Vous avez 24 heures. Faites-en bon usage.

Le Massacre de Montréal auquel l'individu fait référence est une tuerie qui a eu lieu en décembre 1989 à l'École Polytechnique de Montréal. Le tueur, qui avait lui aussi déclaré que les féministes avaient gâché sa vie, avait assassiné 14 femmes avant de se suicider.

Céder face aux menaces ?

À l'origine, Anita Sarkeesian n'avait pas l'intention d'annuler son discours. Les lois de l'État de l'Utah en matière de port d'arme (il y est autorisé de porter une arme en public) et le refus, lié à celles-ci, émis par la police de réaliser des fouilles et d'installer des détecteurs de métaux l'ont cependant contrainte à annuler sa venue à l'université. Elle précise par ailleurs que la lettre de menace évoquée ci-dessus n'est pas la seule reçue au sujet du speech prévu à l'Université d'Utah.

De multiples menaces spécifiques indiquant l'intention de me tuer et de tuer des féministes à USU ont été faites. Pour information, une des menaces affirmait être liée au #gamergate.

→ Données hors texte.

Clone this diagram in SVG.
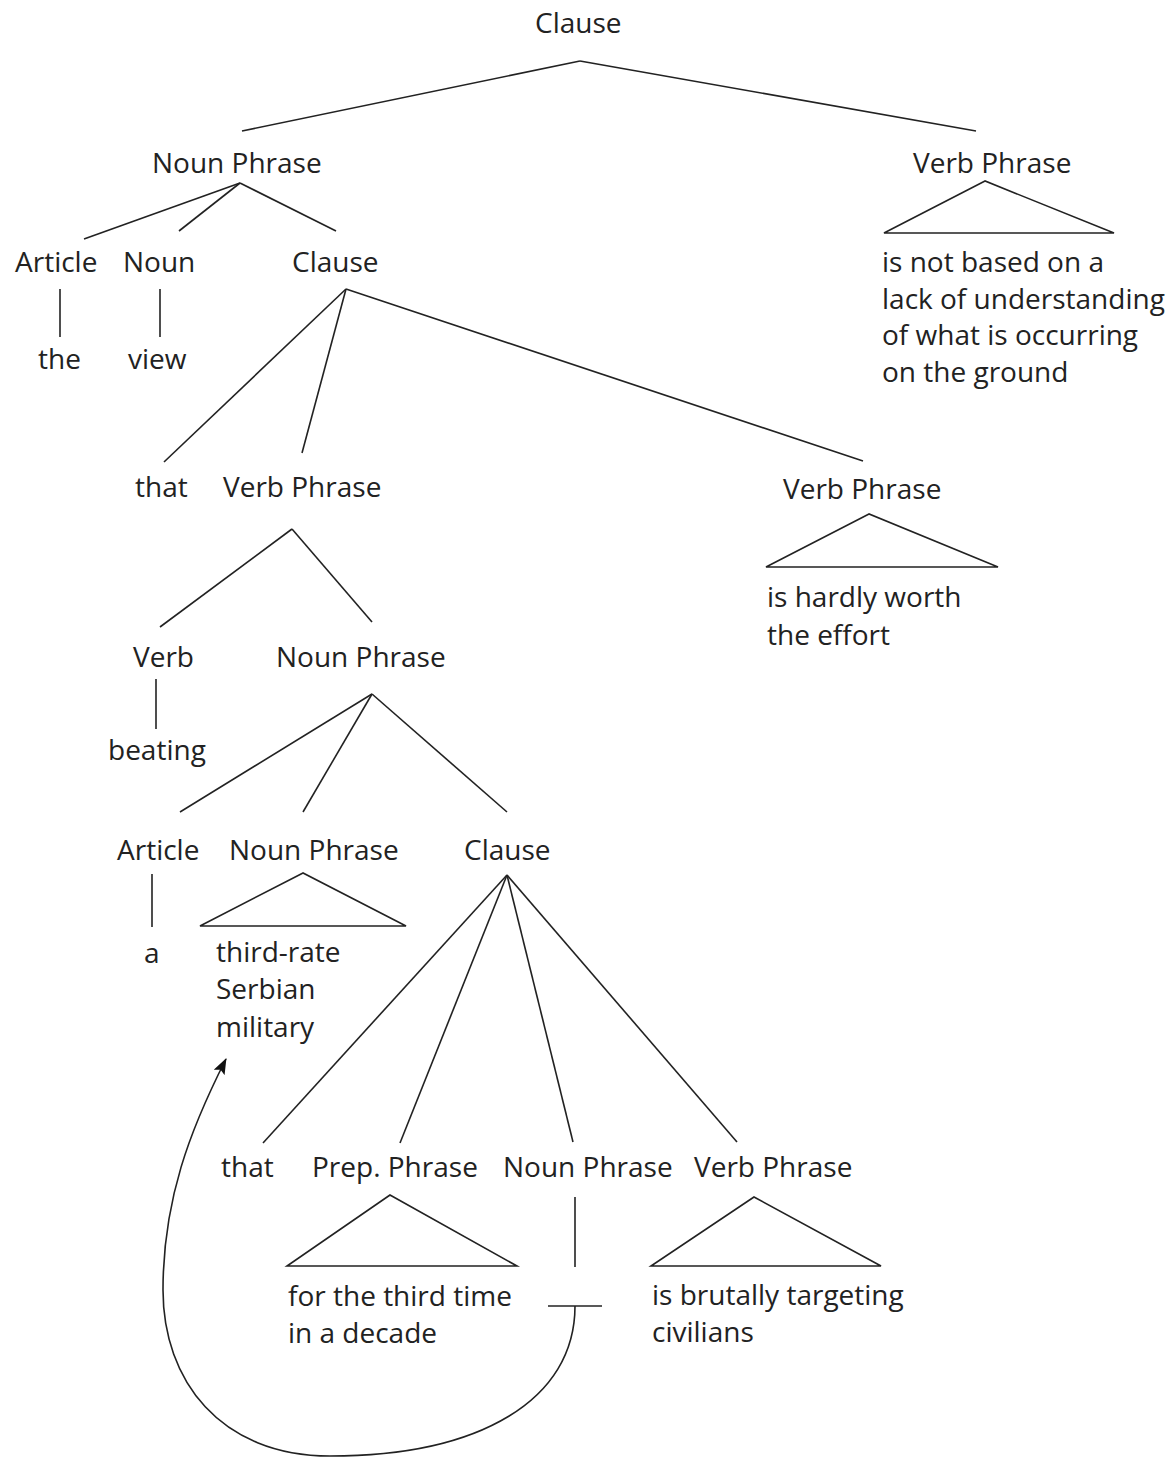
<svg xmlns="http://www.w3.org/2000/svg" width="1172" height="1458" viewBox="0 0 1172 1458">
<style>
text{font-family:"Open Sans","Noto Sans","Liberation Sans",sans-serif;font-size:28px;fill:#222}
.e{stroke:#222;stroke-width:1.6;fill:none}
</style>
<defs>
<marker id="ah" viewBox="0 0 16 12" refX="15" refY="6" markerWidth="16" markerHeight="12" markerUnits="userSpaceOnUse" orient="auto">
<path d="M0,0 L16,6 L0,12 L3,6 z" fill="#111"/>
</marker>
</defs>
<rect width="1172" height="1458" fill="#fff"/>
<g id="connectors" class="e">
<line x1="580" y1="61" x2="242" y2="131"/>
<line x1="580" y1="61" x2="976" y2="131"/>
<line x1="240" y1="183" x2="84" y2="239"/>
<line x1="240" y1="183" x2="179" y2="231"/>
<line x1="240" y1="183" x2="336" y2="231"/>
<polygon points="985,181 884,233 1114,233"/>
<line x1="60" y1="289" x2="60" y2="337"/>
<line x1="160" y1="289" x2="160" y2="337"/>
<line x1="346" y1="289" x2="164" y2="462"/>
<line x1="346" y1="289" x2="302" y2="453"/>
<line x1="346" y1="289" x2="863" y2="461"/>
<polygon points="869,514 766,567 998,567"/>
<line x1="292" y1="529" x2="160" y2="627"/>
<line x1="292" y1="529" x2="372" y2="622"/>
<line x1="156" y1="679" x2="156" y2="729"/>
<line x1="372" y1="694" x2="180" y2="812"/>
<line x1="372" y1="694" x2="303" y2="812"/>
<line x1="372" y1="694" x2="507" y2="812"/>
<line x1="152" y1="874" x2="152" y2="927"/>
<polygon points="303,873 200,926 406,926"/>
<line x1="507" y1="875" x2="263" y2="1143"/>
<line x1="507" y1="875" x2="400" y2="1143"/>
<line x1="507" y1="875" x2="573" y2="1142"/>
<line x1="507" y1="875" x2="737" y2="1142"/>
<polygon points="390,1195 287,1266 517,1266"/>
<line x1="575" y1="1197" x2="575" y2="1267"/>
<line x1="548" y1="1306" x2="602" y2="1306"/>
<polygon points="754,1197 651,1266 881,1266"/>
<path d="M575,1306 C575,1400 480,1456 330,1456 C220,1456 163,1380 163,1290 C163,1200 190,1130 226,1059" marker-end="url(#ah)"/>
</g>
<g id="n-clause-top"><text x="535" y="33">Clause</text></g>
<g id="n-np1"><text x="152" y="173">Noun Phrase</text></g>
<g id="n-vp1"><text x="913" y="173">Verb Phrase</text></g>
<g id="n-vp1-text"><text x="882" y="272">is not based on a</text><text x="882" y="309">lack of understanding</text><text x="882" y="345">of what is occurring</text><text x="882" y="382">on the ground</text></g>
<g id="n-article1"><text x="15" y="272">Article</text></g>
<g id="n-noun1"><text x="123" y="272">Noun</text></g>
<g id="n-clause2"><text x="292" y="272">Clause</text></g>
<g id="n-the"><text x="38" y="369">the</text></g>
<g id="n-view"><text x="128" y="369">view</text></g>
<g id="n-that1"><text x="135" y="497">that</text></g>
<g id="n-vp2"><text x="223" y="497">Verb Phrase</text></g>
<g id="n-vp3"><text x="783" y="499">Verb Phrase</text></g>
<g id="n-vp3-text"><text x="767" y="607">is hardly worth</text><text x="767" y="645">the effort</text></g>
<g id="n-verb"><text x="133" y="667">Verb</text></g>
<g id="n-np2"><text x="276" y="667">Noun Phrase</text></g>
<g id="n-beating"><text x="108" y="760">beating</text></g>
<g id="n-article2"><text x="117" y="860">Article</text></g>
<g id="n-np3"><text x="229" y="860">Noun Phrase</text></g>
<g id="n-clause3"><text x="464" y="860">Clause</text></g>
<g id="n-a"><text x="144" y="963">a</text></g>
<g id="n-np3-text"><text x="216" y="962">third-rate</text><text x="216" y="999">Serbian</text><text x="216" y="1037">military</text></g>
<g id="n-that2"><text x="221" y="1177">that</text></g>
<g id="n-pp"><text x="312" y="1177">Prep. Phrase</text></g>
<g id="n-np4"><text x="503" y="1177">Noun Phrase</text></g>
<g id="n-vp4"><text x="694" y="1177">Verb Phrase</text></g>
<g id="n-pp-text"><text x="288" y="1306">for the third time</text><text x="288" y="1343">in a decade</text></g>
<g id="n-vp4-text"><text x="652" y="1305">is brutally targeting</text><text x="652" y="1342">civilians</text></g>
</svg>
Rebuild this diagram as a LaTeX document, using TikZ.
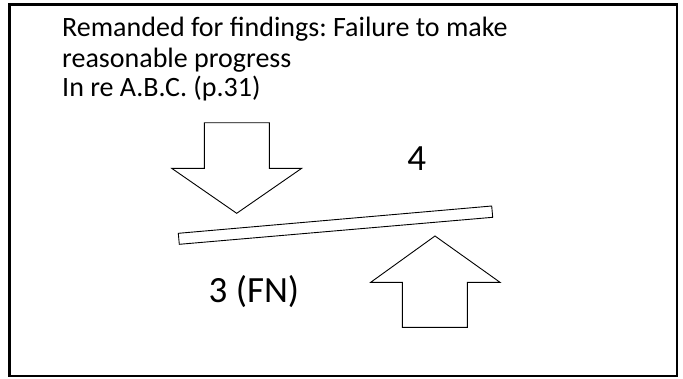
\documentclass[tikz,border=0pt]{standalone}
\usepackage{fontspec}
\setmainfont{Carlito}
\frenchspacing
\begin{document}
\begin{tikzpicture}[x=1bp,y=-1bp,
  outlineshape/.style={draw=black,fill=white,line width=0.9bp,line join=miter},
  titletext/.style={anchor=base west,inner sep=0pt,font=\fontsize{28bp}{32bp}\selectfont},
  bigtext/.style={anchor=base west,inner sep=0pt,font=\fontsize{37bp}{44bp}\selectfont}]
\useasboundingbox (0,0) rectangle (683,378);
\draw[line width=2.6bp] (9.5,4.3) rectangle (677,376);
\node[titletext] (t1) at (62,36.5) {Remanded for findings: Failure to make};
\node[titletext] (t2) at (62,67) {reasonable progress};
\node[titletext] (t3) at (62,96.5) {In re A.B.C. (p.31)};
% down arrow
\draw[outlineshape] (204.3,122.7) -- (269.3,122.7) -- (269.3,168.3) -- (301.7,168.3) -- (236.7,213.3) -- (171.7,168.3) -- (204.3,168.3) -- cycle;
% bar
\draw[outlineshape] (178.3,233.3) -- (491.7,206) -- (492.7,217.3) -- (179.3,244.3) -- cycle;
% up arrow
\draw[outlineshape] (402.3,327.3) -- (467.3,327.3) -- (467.3,282.3) -- (500,282.3) -- (435,236) -- (370.7,282.3) -- (402.3,282.3) -- cycle;
\node[bigtext,anchor=base] (four) at (416.7,170) {4};
\node[bigtext] (three) at (208.5,302.5) {3 (FN)};
\end{tikzpicture}
\end{document}
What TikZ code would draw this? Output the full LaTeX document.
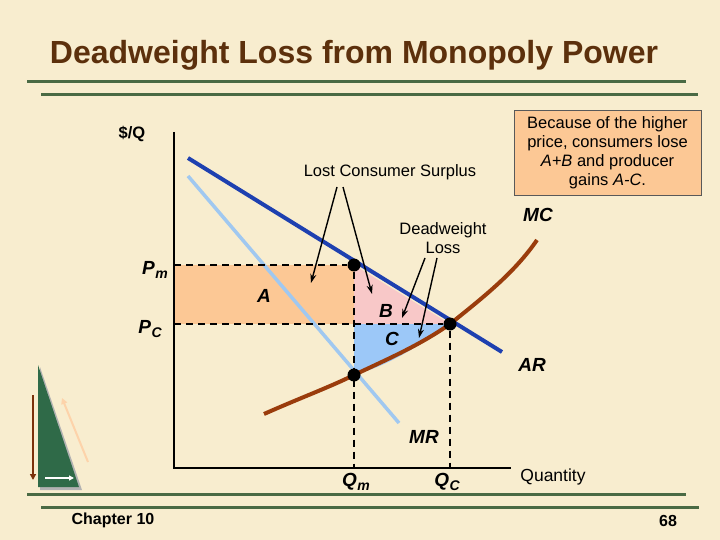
\documentclass[tikz,border=0pt]{standalone}
\usepackage{fontspec}
\setmainfont{Liberation Sans}
\usetikzlibrary{arrows.meta}
\definecolor{bg}{HTML}{F8EDCF}
\definecolor{ttl}{HTML}{5C300C}
\definecolor{grn}{HTML}{4A6A44}
\definecolor{trig}{HTML}{2F6A48}
\definecolor{dkblue}{HTML}{1E40B0}
\definecolor{ltblue}{HTML}{A0C8F0}
\definecolor{brn}{HTML}{9A3C0C}
\definecolor{orng}{HTML}{FCC895}
\definecolor{pnk}{HTML}{F8C8C8}
\definecolor{blu}{HTML}{9CC8F8}
\begin{document}
\begin{tikzpicture}[x=1pt,y=-1pt,
  lbl/.style={font=\bfseries\fontsize{16.5}{19}\selectfont},
  ilbl/.style={font=\bfseries\itshape\fontsize{19}{22}\selectfont},
  dashln/.style={dashed,dash pattern=on 7pt off 5pt,line width=1.5pt},
  ptr/.style={-{Stealth[length=9pt,width=6pt]},line width=1.4pt},
  dot/.style={circle,fill=black,inner sep=0pt,minimum size=13pt},
  gline/.style={grn,line width=3pt}]
\fill[bg] (0,0) rectangle (720,540);
\useasboundingbox (0,0) rectangle (720,540);
% title
\node[font=\bfseries\fontsize{32}{36}\selectfont,text=ttl] (title) at (354,55) {Deadweight Loss from Monopoly Power};
\draw[gline] (27,82) -- (686,82);
\draw[gline] (41,95) -- (698,95);
\draw[gline] (27,494) -- (686,494);
\draw[gline] (41,507) -- (699,507);
\node[lbl,font=\bfseries\fontsize{16}{18}\selectfont] (ch) at (113,520) {Chapter 10};
\node[lbl,font=\bfseries\fontsize{16}{18}\selectfont] (pg) at (668,521) {68};
% decoration
\fill[gray!60] (40,367) -- (82,490) -- (40,490) -- cycle;
\fill[trig] (38,365) -- (79,487) -- (38,487) -- cycle;
\draw[brn!80!black,line width=1.3pt,-{Triangle[length=6pt,width=6pt]}] (33,395) -- (33,480);
\draw[white,line width=1.3pt,-{Triangle[length=5pt,width=5pt]}] (45,478) -- (74,478);
\draw[orng!80,line width=2pt,-{Triangle[length=6pt,width=6pt]}] (88,462) -- (62,398);
% shaded areas
\fill[orng] (174,265) rectangle (354,324);
\fill[pnk] (354,265) -- (354,324) -- (450,324) -- cycle;
\fill[blu] (354,324) -- (450,324) .. controls (420,345) and (390,365) .. (354,375) -- cycle;
% axes
\coordinate (ytop) at (174,132);
\coordinate (orig) at (174,468);
\coordinate (xend) at (511,468);
\draw[line width=1.8pt] (ytop) -- (orig) -- (xend);
% curves
\coordinate (mrs) at (188,176); \coordinate (mre) at (399,423);
\draw[ltblue,line width=3.5pt] (mrs) -- (mre);
\coordinate (ars) at (188,158); \coordinate (are) at (502,352);
\draw[dkblue,line width=4pt] (ars) -- (are);
\draw[brn,line width=4pt] (264,414) .. controls (300,398) and (330,387) .. (354,375)
  .. controls (390,358) and (420,345) .. (450,324) .. controls (485,296) and (515,272) .. (537,240);
% dashes
\node[dot] (dm) at (354,265) {};
\node[dot] (dc) at (450,324) {};
\node[dot] (dmc) at (354,375) {};
\draw[dashln] (174,265) -- (dm);
\draw[dashln] (174,324) -- (dc);
\draw[dashln] (dm) -- (354,468);
\draw[dashln] (dc) -- (450,468);
% labels
\node[lbl] (dq) at (132,134) {\$/Q};
\node[ilbl] (pm) at (155,270) {P\kern0.5pt\raisebox{-4pt}{\fontsize{14}{14}\selectfont m}};
\node[ilbl] (pc) at (150,329) {P\kern0.5pt\raisebox{-4pt}{\fontsize{14}{14}\selectfont C}};
\node[ilbl] (qm) at (356,482) {Q\kern0.5pt\raisebox{-4pt}{\fontsize{14}{14}\selectfont m}};
\node[ilbl] (qc) at (447,482) {Q\kern0.5pt\raisebox{-4pt}{\fontsize{14}{14}\selectfont C}};
\node[lbl,font=\fontsize{17.5}{20}\selectfont] (qty) at (553,477) {Quantity};
\node[ilbl] (la) at (264,296) {A};
\node[ilbl] (lb) at (386,311) {B};
\node[ilbl] (lc) at (392,339) {C};
\node[ilbl] (mc) at (538,215) {MC};
\node[ilbl] (ar) at (532,365) {AR};
\node[ilbl] (mr) at (424,437) {MR};
\node[lbl,font=\fontsize{16.5}{19}\selectfont] (lcs) at (390,172) {Lost Consumer Surplus};
\node[lbl,font=\fontsize{16.5}{19}\selectfont,align=center] (dwl) at (443,238) {Deadweight\\Loss};
\node[draw=gray!70!black,fill=orng,line width=0.8pt,minimum width=187pt,minimum height=85pt,inner sep=2pt,align=center,font=\fontsize{16.5}{19}\selectfont] (box) at (607.5,152.5)
 {Because of the higher\\price, consumers lose\\\textit{A+B} and producer\\gains \textit{A-C}.};
\coordinate (l1) at (337,187); \coordinate (l2) at (343,187);
\coordinate (t1) at (311,283); \coordinate (t2) at (372,294);
\draw[ptr] (l1) -- (t1);
\draw[ptr] (l2) -- (t2);
\coordinate (d1) at (425,258); \coordinate (d2) at (437,258);
\coordinate (u1) at (402,318); \coordinate (u2) at (419,338);
\draw[ptr] (d1) -- (u1);
\draw[ptr] (d2) -- (u2);
\end{tikzpicture}
\end{document}
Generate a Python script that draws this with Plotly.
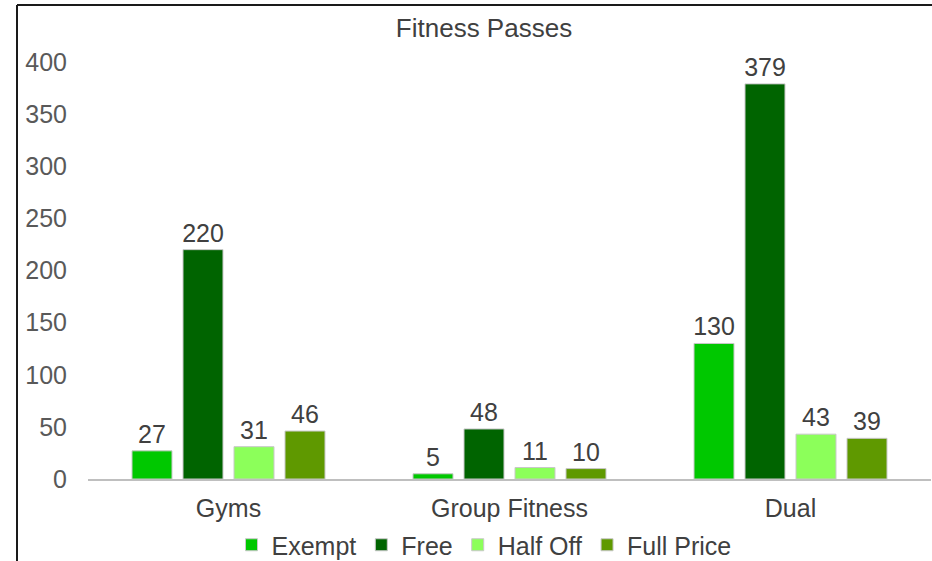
import plotly.graph_objects as go

categories = ["Gyms", "Group Fitness", "Dual"]
series_names = ["Exempt", "Free", "Half Off", "Full Price"]
exempt = [27, 5, 130]
free = [220, 48, 379]
half_off = [31, 11, 43]
full_price = [46, 10, 39]
colors = ["#00C800", "#006400", "#8CFF5A", "#5F9900"]
y_ticks = [0, 50, 100, 150, 200, 250, 300, 350, 400]

W, H = 932, 561
L, R, T, B = 88, 1, 62, 82
FONT = "Arial, Liberation Sans, sans-serif"
FS = 25

fig = go.Figure()
for name, vals, col in zip(series_names, [exempt, free, half_off, full_price], colors):
    fig.add_trace(go.Bar(
        x=categories, y=vals, name=name,
        marker=dict(color=col, line=dict(color="#C8C8C8", width=1)),
        text=[str(v) for v in vals], textposition="outside",
        textfont=dict(size=FS, color="#404040", family=FONT),
        cliponaxis=False, constraintext="none",
    ))

pw = W - L - R
ph = H - T - B
def px_x(p):
    return (p - L) / pw
def px_y(p):
    return (H - B - p) / ph

fig.update_layout(
    width=W, height=H,
    margin=dict(l=L, r=R, t=T, b=B, autoexpand=False),
    paper_bgcolor="white", plot_bgcolor="white",
    barmode="group", bargap=0.274, bargroupgap=0.216,
    font=dict(family=FONT, color="#595959", size=FS),
    title=dict(text="Fitness Passes", x=484 / W, xanchor="center", xref="container",
               y=1 - 28 / H, yanchor="middle", yref="container",
               font=dict(size=26, color="#404040", family=FONT)),
    showlegend=True,
    legend=dict(orientation="h", xref="container", yref="container",
                x=484 / W, xanchor="center", y=1 - 545 / H, yanchor="middle",
                font=dict(size=FS, color="#404040", family=FONT),
                itemwidth=30, traceorder="normal", tracegroupgap=0),
    xaxis=dict(showline=True, linecolor="#BFBFBF", linewidth=1.5, showgrid=False,
               ticks="", tickfont=dict(size=FS, color="#404040"), ticklabelstandoff=6),
    yaxis=dict(range=[0, 400], tickvals=y_ticks, showgrid=False, zeroline=False,
               showline=False, ticks="", tickfont=dict(size=FS, color="#595959"),
               ticklabelstandoff=20),
    shapes=[
        dict(type="line", xref="paper", yref="paper", x0=px_x(17), x1=px_x(932), y0=px_y(5), y1=px_y(5),
             line=dict(color="#1a1a1a", width=2)),
        dict(type="line", xref="paper", yref="paper", x0=px_x(17), x1=px_x(17), y0=px_y(5), y1=px_y(561),
             line=dict(color="#1a1a1a", width=2)),
    ],
)

fig.write_html("out.html")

Au point où nous en sommes, soutenir le #gamergate correspond à soutenir de manière implicite le harcèlement des femmes de l'industrie vidéoludique.

Je suis en sécurité. Je vais continuer à travailler. Je continuerai à parler ouvertement. L'industrie du jeu vidéo dans son ensemble doit se lever contre le harcèlement des femmes.

Que les choses soient claires : je n'ai pas annulé mon speech à USU à cause de menaces terroristes. J'ai annulé car les mesures de sécurité n'étaient pas adéquates pour moi.

Je répète : USU et la police de l'Utah ont refusé de procéder à la moindre fouille destinée à déterminer si quelqu'un avait apporté une arme à feu à mon événement.

USU s'est comportée de manière irresponsable. Ils ne m'ont même pas informé de la menace. Je l'ai apprise après avoir atterri en Utah grâce à des articles publiés sur Twitter.

Les menaces publiées en ligne contre les femmes sont réelles, nombreuses, et doivent être prises au sérieux aussi bien par les agences de maintien de l'ordre que par les institutions scolaires.

Je ne tiendrai plus de conférence dans une institution de l'Utah jusqu'à ce que les armes à feu soient interdites dans les écoles. J'encourage les autres à en faire de même.

Ces derniers mois, les intolérables menaces proférées contre des femmes perçues comme des ennemis par les antiféminisme ont pris une telle ampleur que le FBI a été impliqué. Cela étant dit, le cas de cette semaine prouve une fois encore que les choses ont dépassé le cadre du simple Gamergate et du comportement des seuls joueurs.

Cette nouvelle affaire permet de mettre, une fois de plus, en avant un problème profond qu'un certain nombre d'internautes ont dans leur rapport aux femmes. Ce dernier a par ailleurs pris une telle ampleur qu'il en est arrivé à provoquer indirectement un débat au sujet des lois en matière de port d'armes aux États-Unis. Terrifiant.